Starting at the first line of the listing below, retype each line up to and including the one that contains "406, 415, 421];". Leave pictures out.

— start —

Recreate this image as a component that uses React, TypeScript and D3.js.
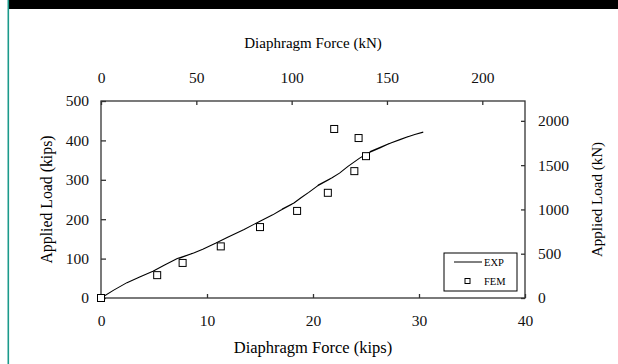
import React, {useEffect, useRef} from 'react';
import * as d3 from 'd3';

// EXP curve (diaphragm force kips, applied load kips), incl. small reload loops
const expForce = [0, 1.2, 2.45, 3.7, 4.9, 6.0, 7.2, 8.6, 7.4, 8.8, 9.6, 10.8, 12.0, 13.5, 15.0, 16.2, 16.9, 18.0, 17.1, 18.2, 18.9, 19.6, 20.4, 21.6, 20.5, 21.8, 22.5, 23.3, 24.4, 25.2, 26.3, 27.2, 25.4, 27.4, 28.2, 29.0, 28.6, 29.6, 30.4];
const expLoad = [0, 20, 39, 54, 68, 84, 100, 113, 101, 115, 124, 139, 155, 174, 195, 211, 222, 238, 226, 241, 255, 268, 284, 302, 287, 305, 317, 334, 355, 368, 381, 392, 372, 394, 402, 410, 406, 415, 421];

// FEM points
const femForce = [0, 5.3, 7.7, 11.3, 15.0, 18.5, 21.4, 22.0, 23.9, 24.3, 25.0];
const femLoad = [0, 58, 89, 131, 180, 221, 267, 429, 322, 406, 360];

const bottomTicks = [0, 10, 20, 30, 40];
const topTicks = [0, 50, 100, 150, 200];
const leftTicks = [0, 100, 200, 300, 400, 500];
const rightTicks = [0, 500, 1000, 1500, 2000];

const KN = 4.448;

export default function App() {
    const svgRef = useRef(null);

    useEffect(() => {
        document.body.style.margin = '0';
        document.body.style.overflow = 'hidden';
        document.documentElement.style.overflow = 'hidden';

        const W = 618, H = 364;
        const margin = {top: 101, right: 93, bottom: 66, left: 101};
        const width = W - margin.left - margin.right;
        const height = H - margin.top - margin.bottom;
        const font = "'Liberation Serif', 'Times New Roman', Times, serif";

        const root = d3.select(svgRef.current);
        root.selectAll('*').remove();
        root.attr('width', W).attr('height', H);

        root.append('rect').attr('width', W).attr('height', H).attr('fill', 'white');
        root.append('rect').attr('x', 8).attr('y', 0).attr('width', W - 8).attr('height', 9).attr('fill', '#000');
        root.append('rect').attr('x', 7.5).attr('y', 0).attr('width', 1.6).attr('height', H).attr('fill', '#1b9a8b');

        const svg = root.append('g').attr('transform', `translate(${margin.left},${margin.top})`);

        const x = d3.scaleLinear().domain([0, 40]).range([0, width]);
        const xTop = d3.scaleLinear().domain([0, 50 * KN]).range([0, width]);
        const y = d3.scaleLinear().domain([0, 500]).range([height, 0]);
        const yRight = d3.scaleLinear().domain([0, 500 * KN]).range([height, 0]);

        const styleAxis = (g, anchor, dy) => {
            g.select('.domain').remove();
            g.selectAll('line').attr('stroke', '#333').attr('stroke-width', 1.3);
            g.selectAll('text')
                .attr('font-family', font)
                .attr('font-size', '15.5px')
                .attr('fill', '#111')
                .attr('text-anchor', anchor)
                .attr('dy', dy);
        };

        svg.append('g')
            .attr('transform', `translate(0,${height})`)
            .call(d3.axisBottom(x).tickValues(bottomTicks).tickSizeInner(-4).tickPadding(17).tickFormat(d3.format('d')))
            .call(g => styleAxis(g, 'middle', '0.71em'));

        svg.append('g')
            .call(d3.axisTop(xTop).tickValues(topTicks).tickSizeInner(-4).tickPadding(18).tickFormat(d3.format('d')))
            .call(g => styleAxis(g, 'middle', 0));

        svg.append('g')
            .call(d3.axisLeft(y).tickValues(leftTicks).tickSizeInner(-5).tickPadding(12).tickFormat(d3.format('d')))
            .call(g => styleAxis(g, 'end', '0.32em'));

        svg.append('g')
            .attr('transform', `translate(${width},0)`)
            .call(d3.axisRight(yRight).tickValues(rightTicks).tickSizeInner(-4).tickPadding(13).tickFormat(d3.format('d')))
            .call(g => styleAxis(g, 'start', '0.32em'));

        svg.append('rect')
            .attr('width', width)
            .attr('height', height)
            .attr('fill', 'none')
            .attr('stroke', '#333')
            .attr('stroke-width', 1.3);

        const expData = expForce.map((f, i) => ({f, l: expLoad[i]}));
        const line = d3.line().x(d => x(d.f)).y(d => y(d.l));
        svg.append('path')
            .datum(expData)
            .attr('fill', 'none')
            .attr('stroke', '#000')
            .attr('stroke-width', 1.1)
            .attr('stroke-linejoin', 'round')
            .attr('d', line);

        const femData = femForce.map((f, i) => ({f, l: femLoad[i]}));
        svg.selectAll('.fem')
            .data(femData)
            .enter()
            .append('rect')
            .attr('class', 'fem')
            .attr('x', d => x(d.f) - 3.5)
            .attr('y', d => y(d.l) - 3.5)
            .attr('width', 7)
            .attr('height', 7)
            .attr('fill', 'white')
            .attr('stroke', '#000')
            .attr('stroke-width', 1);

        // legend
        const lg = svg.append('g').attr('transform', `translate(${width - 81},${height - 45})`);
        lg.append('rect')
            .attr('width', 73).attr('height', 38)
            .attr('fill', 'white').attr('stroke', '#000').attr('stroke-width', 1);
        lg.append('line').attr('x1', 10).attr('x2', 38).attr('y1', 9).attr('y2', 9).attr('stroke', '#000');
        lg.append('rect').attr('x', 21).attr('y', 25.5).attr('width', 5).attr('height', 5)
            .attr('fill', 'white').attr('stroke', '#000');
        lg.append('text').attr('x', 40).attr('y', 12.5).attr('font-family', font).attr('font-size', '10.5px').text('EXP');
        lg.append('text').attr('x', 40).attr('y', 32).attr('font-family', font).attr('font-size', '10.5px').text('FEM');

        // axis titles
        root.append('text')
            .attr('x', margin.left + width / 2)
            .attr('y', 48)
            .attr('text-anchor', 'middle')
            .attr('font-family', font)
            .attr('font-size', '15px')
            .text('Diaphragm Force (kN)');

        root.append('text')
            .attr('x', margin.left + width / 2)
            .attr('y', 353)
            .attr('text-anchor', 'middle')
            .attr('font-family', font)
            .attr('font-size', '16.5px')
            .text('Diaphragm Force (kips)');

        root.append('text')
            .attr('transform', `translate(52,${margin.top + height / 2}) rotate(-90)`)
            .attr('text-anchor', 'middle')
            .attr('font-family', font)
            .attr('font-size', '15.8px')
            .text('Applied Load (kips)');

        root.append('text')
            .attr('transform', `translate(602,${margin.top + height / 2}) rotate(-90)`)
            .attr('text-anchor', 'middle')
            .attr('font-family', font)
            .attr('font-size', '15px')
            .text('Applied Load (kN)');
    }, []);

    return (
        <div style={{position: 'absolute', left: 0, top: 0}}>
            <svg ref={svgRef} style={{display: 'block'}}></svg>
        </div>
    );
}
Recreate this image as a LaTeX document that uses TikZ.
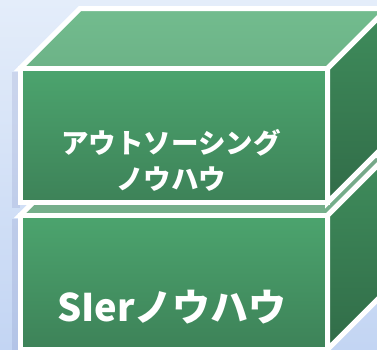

— end —

▸ **Solution**
Recreate this image as a component that uses React, TypeScript and D3.js.
import React, {useEffect, useRef} from 'react';
import * as d3 from 'd3';

// EXP curve (diaphragm force kips, applied load kips), incl. small reload loops
const expForce = [0, 1.2, 2.45, 3.7, 4.9, 6.0, 7.2, 8.6, 7.4, 8.8, 9.6, 10.8, 12.0, 13.5, 15.0, 16.2, 16.9, 18.0, 17.1, 18.2, 18.9, 19.6, 20.4, 21.6, 20.5, 21.8, 22.5, 23.3, 24.4, 25.2, 26.3, 27.2, 25.4, 27.4, 28.2, 29.0, 28.6, 29.6, 30.4];
const expLoad = [0, 20, 39, 54, 68, 84, 100, 113, 101, 115, 124, 139, 155, 174, 195, 211, 222, 238, 226, 241, 255, 268, 284, 302, 287, 305, 317, 334, 355, 368, 381, 392, 372, 394, 402, 410, 406, 415, 421];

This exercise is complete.